** START Extracted records **
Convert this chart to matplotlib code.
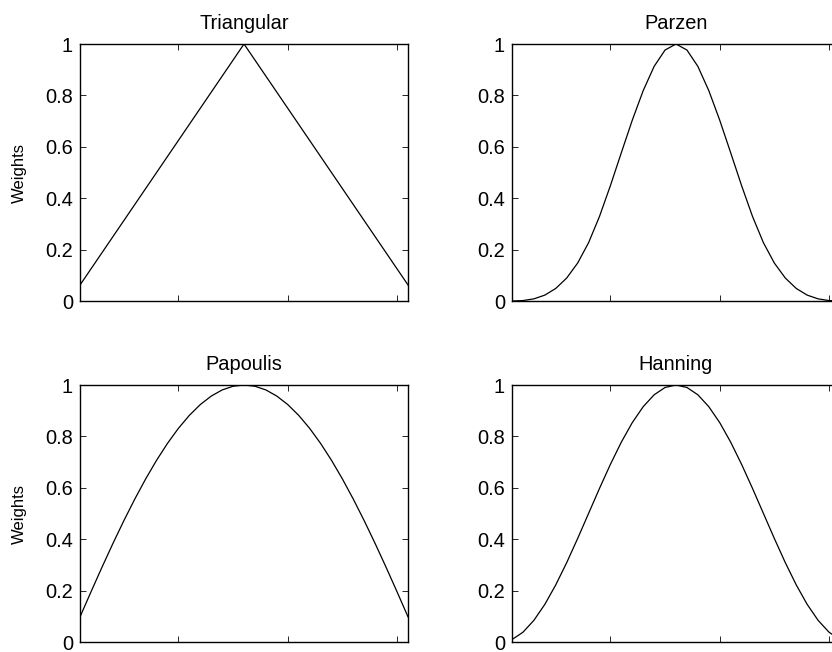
import numpy as np
import matplotlib
matplotlib.use("Agg")
import matplotlib.pyplot as plt

plt.rcParams['font.family'] = ['Liberation Sans', 'DejaVu Sans']

# lag index (window of 31 points)
lags = np.arange(1, 32)

# weights, one half then mirrored
tri_half = [0.0625, 0.125, 0.1875, 0.25, 0.3125, 0.375, 0.4375, 0.5,
            0.5625, 0.625, 0.6875, 0.75, 0.8125, 0.875, 0.9375, 1.0]
parzen_half = [0.0001, 0.0018, 0.0084, 0.0230, 0.0489, 0.0894, 0.1475, 0.2266,
               0.3289, 0.4490, 0.5771, 0.7035, 0.8187, 0.9130, 0.9766, 1.0]
papoulis_half = [0.0980, 0.1951, 0.2903, 0.3827, 0.4714, 0.5556, 0.6344, 0.7071,
                 0.7730, 0.8315, 0.8819, 0.9239, 0.9569, 0.9808, 0.9952, 1.0]
hanning_half = [0.0096, 0.0381, 0.0843, 0.1464, 0.2222, 0.3087, 0.4025, 0.5,
                0.5975, 0.6913, 0.7778, 0.8536, 0.9157, 0.9619, 0.9904, 1.0]

titles = ["Triangular", "Parzen", "Papoulis", "Hanning"]
halves = [tri_half, parzen_half, papoulis_half, hanning_half]
yticks = [0, 0.2, 0.4, 0.6, 0.8, 1.0]
ytick_labels = ["0", "0.2", "0.4", "0.6", "0.8", "1"]
xticks = [10, 20, 30]

fig = plt.figure(figsize=(8.32, 6.52), dpi=100)

# axes boxes in figure fractions (right column runs past the edge)
boxes = [
    [0.0962, 0.5383, 0.3942, 0.3942],
    [0.6154, 0.5383, 0.3942, 0.3942],
    [0.0962, 0.0153, 0.3942, 0.3942],
    [0.6154, 0.0153, 0.3942, 0.3942],
]

for i in range(4):
    ax = fig.add_axes(boxes[i])
    half = halves[i]
    w = np.array(half + half[-2::-1])
    ax.plot(lags, w, color='black', lw=0.9)
    ax.set_xlim(1, 31)
    ax.set_ylim(0, 1)
    ax.set_xticks(xticks)
    ax.set_xticklabels([])
    ax.set_yticks(yticks)
    ax.set_yticklabels(ytick_labels, fontsize=14.4)
    ax.tick_params(direction='in', top=True, right=True, length=4, width=0.6, pad=5)
    for s in ax.spines.values():
        s.set_linewidth(1.0)
    ax.set_title(titles[i], fontsize=14.4, pad=11)
    if i % 2 == 0:
        ax.set_ylabel("Weights", fontsize=12, labelpad=13)

fig.savefig("out.png", dpi=100)
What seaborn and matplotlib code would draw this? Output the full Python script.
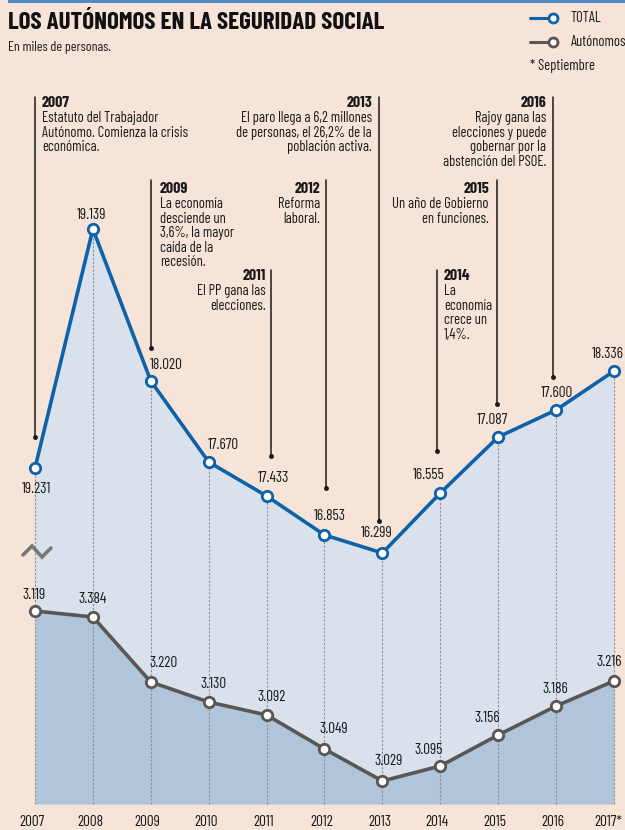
** END Extracted records **
#### Task directions:
All of the entries above should be duplicated exactly, except for the pictures.

#### Written answer:
Convert this chart to matplotlib code.
import numpy as np
import matplotlib
matplotlib.use("Agg")
import matplotlib.pyplot as plt

plt.rcParams['font.family'] = ['Liberation Sans', 'DejaVu Sans']

# lag index (window of 31 points)
lags = np.arange(1, 32)

# weights, one half then mirrored
tri_half = [0.0625, 0.125, 0.1875, 0.25, 0.3125, 0.375, 0.4375, 0.5,
            0.5625, 0.625, 0.6875, 0.75, 0.8125, 0.875, 0.9375, 1.0]
parzen_half = [0.0001, 0.0018, 0.0084, 0.0230, 0.0489, 0.0894, 0.1475, 0.2266,
               0.3289, 0.4490, 0.5771, 0.7035, 0.8187, 0.9130, 0.9766, 1.0]
papoulis_half = [0.0980, 0.1951, 0.2903, 0.3827, 0.4714, 0.5556, 0.6344, 0.7071,
                 0.7730, 0.8315, 0.8819, 0.9239, 0.9569, 0.9808, 0.9952, 1.0]
hanning_half = [0.0096, 0.0381, 0.0843, 0.1464, 0.2222, 0.3087, 0.4025, 0.5,
                0.5975, 0.6913, 0.7778, 0.8536, 0.9157, 0.9619, 0.9904, 1.0]

titles = ["Triangular", "Parzen", "Papoulis", "Hanning"]
halves = [tri_half, parzen_half, papoulis_half, hanning_half]
yticks = [0, 0.2, 0.4, 0.6, 0.8, 1.0]
ytick_labels = ["0", "0.2", "0.4", "0.6", "0.8", "1"]
xticks = [10, 20, 30]

fig = plt.figure(figsize=(8.32, 6.52), dpi=100)

# axes boxes in figure fractions (right column runs past the edge)
boxes = [
    [0.0962, 0.5383, 0.3942, 0.3942],
    [0.6154, 0.5383, 0.3942, 0.3942],
    [0.0962, 0.0153, 0.3942, 0.3942],
    [0.6154, 0.0153, 0.3942, 0.3942],
]

for i in range(4):
    ax = fig.add_axes(boxes[i])
    half = halves[i]
    w = np.array(half + half[-2::-1])
    ax.plot(lags, w, color='black', lw=0.9)
    ax.set_xlim(1, 31)
    ax.set_ylim(0, 1)
    ax.set_xticks(xticks)
    ax.set_xticklabels([])
    ax.set_yticks(yticks)
    ax.set_yticklabels(ytick_labels, fontsize=14.4)
    ax.tick_params(direction='in', top=True, right=True, length=4, width=0.6, pad=5)
    for s in ax.spines.values():
        s.set_linewidth(1.0)
    ax.set_title(titles[i], fontsize=14.4, pad=11)
    if i % 2 == 0:
        ax.set_ylabel("Weights", fontsize=12, labelpad=13)

fig.savefig("out.png", dpi=100)
What seaborn and matplotlib code would draw this? Output the full Python script.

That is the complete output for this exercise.